The Other Side of Peruvian Music

When most Americans think of Peruvian music, they think of the high Andes Mountains’ Quechuan music, marked by the fluttery sound of the bamboo zamponas pipes, the trebly, 20-string miniature guitar known as the charango, the bombo drum, and the recorder-like quena flute. This style was best exemplified by the great bands Inti-Illimani and Urubamba, the latter of which accompanied Simon & Garfunkel on “El Condor Pasa.” The music’s worst representatives are the bane of New York subway riders to this day.

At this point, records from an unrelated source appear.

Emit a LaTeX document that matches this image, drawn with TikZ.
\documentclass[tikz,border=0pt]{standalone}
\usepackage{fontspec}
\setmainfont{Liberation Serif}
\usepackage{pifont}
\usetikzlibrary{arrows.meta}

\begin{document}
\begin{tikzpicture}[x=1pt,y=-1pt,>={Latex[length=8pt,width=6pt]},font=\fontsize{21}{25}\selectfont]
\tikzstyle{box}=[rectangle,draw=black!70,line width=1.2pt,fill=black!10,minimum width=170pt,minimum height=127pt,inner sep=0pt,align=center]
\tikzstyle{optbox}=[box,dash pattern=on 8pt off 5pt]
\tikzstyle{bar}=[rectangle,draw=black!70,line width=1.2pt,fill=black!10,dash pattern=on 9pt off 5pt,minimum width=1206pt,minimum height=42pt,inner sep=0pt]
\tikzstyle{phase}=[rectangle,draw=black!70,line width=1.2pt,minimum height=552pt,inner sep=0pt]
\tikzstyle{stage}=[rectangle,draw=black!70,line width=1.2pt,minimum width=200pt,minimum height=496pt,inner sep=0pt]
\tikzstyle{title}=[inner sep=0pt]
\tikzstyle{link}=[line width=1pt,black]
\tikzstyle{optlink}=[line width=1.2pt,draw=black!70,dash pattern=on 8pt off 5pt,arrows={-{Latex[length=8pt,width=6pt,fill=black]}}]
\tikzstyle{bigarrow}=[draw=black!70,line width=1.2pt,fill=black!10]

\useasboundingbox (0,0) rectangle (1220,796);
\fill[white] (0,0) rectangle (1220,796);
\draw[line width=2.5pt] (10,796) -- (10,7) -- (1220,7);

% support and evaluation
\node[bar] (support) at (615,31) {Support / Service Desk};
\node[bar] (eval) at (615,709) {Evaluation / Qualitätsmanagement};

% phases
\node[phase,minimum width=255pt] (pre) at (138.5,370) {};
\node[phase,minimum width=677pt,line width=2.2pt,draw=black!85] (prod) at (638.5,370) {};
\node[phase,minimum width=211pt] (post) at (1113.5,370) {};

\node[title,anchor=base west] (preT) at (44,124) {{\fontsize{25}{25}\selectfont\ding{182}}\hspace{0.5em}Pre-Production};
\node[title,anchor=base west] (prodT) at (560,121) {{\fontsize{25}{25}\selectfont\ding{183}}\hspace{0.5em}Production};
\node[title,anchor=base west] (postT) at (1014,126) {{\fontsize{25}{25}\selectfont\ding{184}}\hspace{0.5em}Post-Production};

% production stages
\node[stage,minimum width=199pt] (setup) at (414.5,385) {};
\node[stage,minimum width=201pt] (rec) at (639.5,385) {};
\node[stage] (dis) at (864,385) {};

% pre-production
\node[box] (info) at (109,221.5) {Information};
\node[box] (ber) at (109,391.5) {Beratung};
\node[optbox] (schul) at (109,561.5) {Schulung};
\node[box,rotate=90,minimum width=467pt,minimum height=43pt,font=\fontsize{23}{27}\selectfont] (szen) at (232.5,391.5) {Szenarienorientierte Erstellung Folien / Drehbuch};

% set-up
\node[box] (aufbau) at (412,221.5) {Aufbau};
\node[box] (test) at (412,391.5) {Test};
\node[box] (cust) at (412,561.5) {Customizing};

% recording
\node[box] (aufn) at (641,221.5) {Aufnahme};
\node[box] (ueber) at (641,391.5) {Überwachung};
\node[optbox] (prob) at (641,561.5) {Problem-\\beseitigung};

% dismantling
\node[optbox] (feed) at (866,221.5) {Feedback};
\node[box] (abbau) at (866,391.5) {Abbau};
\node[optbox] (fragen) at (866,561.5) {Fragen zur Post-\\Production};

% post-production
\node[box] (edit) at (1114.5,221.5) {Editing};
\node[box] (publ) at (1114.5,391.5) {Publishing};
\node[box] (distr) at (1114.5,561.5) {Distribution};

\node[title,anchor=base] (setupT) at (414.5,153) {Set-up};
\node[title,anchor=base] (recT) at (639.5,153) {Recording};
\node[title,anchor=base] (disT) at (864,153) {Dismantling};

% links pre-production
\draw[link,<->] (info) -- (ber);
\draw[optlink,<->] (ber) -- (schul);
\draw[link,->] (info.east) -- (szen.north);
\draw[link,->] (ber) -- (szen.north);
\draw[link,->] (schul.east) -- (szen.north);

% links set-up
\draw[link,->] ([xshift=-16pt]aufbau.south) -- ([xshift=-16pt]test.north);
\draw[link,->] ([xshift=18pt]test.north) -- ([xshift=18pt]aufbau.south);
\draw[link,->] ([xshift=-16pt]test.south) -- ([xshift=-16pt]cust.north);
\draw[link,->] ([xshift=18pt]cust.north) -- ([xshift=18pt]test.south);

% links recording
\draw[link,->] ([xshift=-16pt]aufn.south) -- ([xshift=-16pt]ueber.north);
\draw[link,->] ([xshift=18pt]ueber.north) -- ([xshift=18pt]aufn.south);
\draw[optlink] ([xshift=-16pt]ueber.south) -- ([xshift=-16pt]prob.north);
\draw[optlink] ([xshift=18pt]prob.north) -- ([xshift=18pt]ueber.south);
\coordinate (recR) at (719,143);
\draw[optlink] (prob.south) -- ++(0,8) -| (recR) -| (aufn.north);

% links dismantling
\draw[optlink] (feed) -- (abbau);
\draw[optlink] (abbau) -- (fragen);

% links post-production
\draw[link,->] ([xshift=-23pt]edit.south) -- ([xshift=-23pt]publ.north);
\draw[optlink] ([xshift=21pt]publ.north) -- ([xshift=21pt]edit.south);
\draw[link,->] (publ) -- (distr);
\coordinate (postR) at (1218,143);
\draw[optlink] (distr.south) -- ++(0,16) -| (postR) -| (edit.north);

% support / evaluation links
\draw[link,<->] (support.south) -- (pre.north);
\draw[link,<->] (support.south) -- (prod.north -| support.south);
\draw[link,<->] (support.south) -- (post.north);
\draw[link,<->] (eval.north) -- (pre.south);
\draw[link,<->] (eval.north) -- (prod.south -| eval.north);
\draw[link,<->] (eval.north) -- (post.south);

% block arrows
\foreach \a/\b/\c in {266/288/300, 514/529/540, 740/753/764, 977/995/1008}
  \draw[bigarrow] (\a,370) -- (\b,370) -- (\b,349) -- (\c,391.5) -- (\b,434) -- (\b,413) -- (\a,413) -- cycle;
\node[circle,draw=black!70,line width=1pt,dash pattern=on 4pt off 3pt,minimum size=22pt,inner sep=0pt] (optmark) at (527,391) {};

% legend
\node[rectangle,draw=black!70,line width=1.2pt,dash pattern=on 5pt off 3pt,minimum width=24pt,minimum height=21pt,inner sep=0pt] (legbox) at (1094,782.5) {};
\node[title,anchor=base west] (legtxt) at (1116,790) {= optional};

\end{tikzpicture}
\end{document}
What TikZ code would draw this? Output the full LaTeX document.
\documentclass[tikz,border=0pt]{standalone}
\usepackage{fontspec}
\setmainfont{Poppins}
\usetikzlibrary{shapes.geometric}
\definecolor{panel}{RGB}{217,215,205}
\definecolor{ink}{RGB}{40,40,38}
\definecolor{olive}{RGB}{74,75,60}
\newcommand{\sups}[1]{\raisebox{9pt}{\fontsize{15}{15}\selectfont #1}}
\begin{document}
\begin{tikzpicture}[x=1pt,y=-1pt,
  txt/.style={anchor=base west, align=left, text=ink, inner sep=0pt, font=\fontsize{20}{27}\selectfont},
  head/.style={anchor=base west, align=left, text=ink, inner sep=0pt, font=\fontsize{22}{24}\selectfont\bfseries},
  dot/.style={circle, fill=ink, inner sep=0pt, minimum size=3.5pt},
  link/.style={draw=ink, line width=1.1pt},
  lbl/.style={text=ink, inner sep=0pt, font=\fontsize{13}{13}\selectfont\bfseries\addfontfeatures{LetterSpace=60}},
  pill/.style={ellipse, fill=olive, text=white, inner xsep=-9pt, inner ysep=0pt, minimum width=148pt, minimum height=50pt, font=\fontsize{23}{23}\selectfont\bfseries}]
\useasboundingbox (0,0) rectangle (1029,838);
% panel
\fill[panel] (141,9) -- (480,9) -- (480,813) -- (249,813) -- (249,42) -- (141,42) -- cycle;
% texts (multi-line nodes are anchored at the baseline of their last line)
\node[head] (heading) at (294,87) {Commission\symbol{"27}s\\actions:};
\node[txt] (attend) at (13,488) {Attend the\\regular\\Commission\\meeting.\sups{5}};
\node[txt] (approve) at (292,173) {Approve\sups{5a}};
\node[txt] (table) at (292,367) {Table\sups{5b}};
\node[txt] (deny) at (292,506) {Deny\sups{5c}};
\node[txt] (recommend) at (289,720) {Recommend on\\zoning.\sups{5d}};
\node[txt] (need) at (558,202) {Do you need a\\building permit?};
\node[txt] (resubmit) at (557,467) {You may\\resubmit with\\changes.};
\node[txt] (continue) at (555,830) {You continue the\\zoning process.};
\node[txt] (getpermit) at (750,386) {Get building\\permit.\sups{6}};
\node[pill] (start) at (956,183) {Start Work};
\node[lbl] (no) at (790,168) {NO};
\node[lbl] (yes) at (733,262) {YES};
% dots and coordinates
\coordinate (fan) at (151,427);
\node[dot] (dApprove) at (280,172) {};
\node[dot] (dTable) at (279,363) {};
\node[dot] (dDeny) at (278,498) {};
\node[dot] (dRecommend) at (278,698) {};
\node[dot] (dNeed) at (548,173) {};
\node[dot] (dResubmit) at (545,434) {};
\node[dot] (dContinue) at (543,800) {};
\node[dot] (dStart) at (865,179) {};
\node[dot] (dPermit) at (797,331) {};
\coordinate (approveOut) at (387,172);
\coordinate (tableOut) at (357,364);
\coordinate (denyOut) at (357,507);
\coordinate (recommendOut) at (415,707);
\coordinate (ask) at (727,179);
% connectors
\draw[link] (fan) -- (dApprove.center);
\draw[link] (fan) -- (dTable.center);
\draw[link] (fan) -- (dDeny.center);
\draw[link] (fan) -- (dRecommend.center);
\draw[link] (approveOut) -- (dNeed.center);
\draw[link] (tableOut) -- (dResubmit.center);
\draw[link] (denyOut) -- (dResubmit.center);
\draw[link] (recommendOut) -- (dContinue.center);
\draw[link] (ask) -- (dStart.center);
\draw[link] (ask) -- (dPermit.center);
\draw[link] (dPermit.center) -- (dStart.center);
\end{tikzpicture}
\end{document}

But there’s a lot more to Peruvian music than that, as this year’s Smithsonian Folklife Festival in Washington D.C. proves. No zamponas were to be seen, but there were plenty of cajons. This Peruvian invention, a hollow box on top of which the musician sits, has become a favored rhythm instrument throughout the world. Portable and easy to construct from leftover plywood, the cajon became a favorite of Afro-Peruvians who wanted to capture the rippling syncopation of African polyrhythms without overwhelming the delicacy of the nation’s folk musics. It’s evidence of the syncopated rhythms that dominate the nation’s coasts and the selva, the jungle that surrounds the mountains.

In the capital city of Lima and on the dry lowlands of southern Peru, a large population of former African slaves has created the nation’s most popular homegrown sound—Afro-Peruvian music. And in the country’s northeastern corner, where the Amazon River is already flowing through the jungle before it ever gets to Brazil, the locals have married rumbling drums and chirping electric guitars into a sound called selva-rock. Terrific examples of both were on display at this year’s Smithsonian Folklife Festival in the shadow of the scaffolding-encased U.S. Capitol Dome.

The Folklife Festival was launched by the Smithsonian Institution in 1967 and has since offered free demonstrations of music, dance, crafts, and cooking from around the U.S. and the wider world during the last week in June and the first week in July. At its height in the ‘90s, each festival presented four themes: a U.S. state, a foreign country, a profession (such as carpentry or lawyering) and an aspect of folklore research. It produced a handsome paperback book on each year’s themes that was sold at cost.

The result was a thrilling extravaganza for residents of the Baltimore-Washington area and for tourists who timed their travel just right. The festival took one into the secret locations a lone tourist might never find: a Santeria voodoo ceremony in Haiti, a Cajun dance hall in Louisiana or a slack-key guitar party in Hawaii. But with shrinking arts funding and battles with the National Park Service over use of the Mall’s lawn, the 39th annual festival has been reduced to no book and one theme: Peru. But I heard more and better Peruvian music on the festival’s opening day last Wednesday than I did during my two-and-a-half-week visit to Peru in 2004.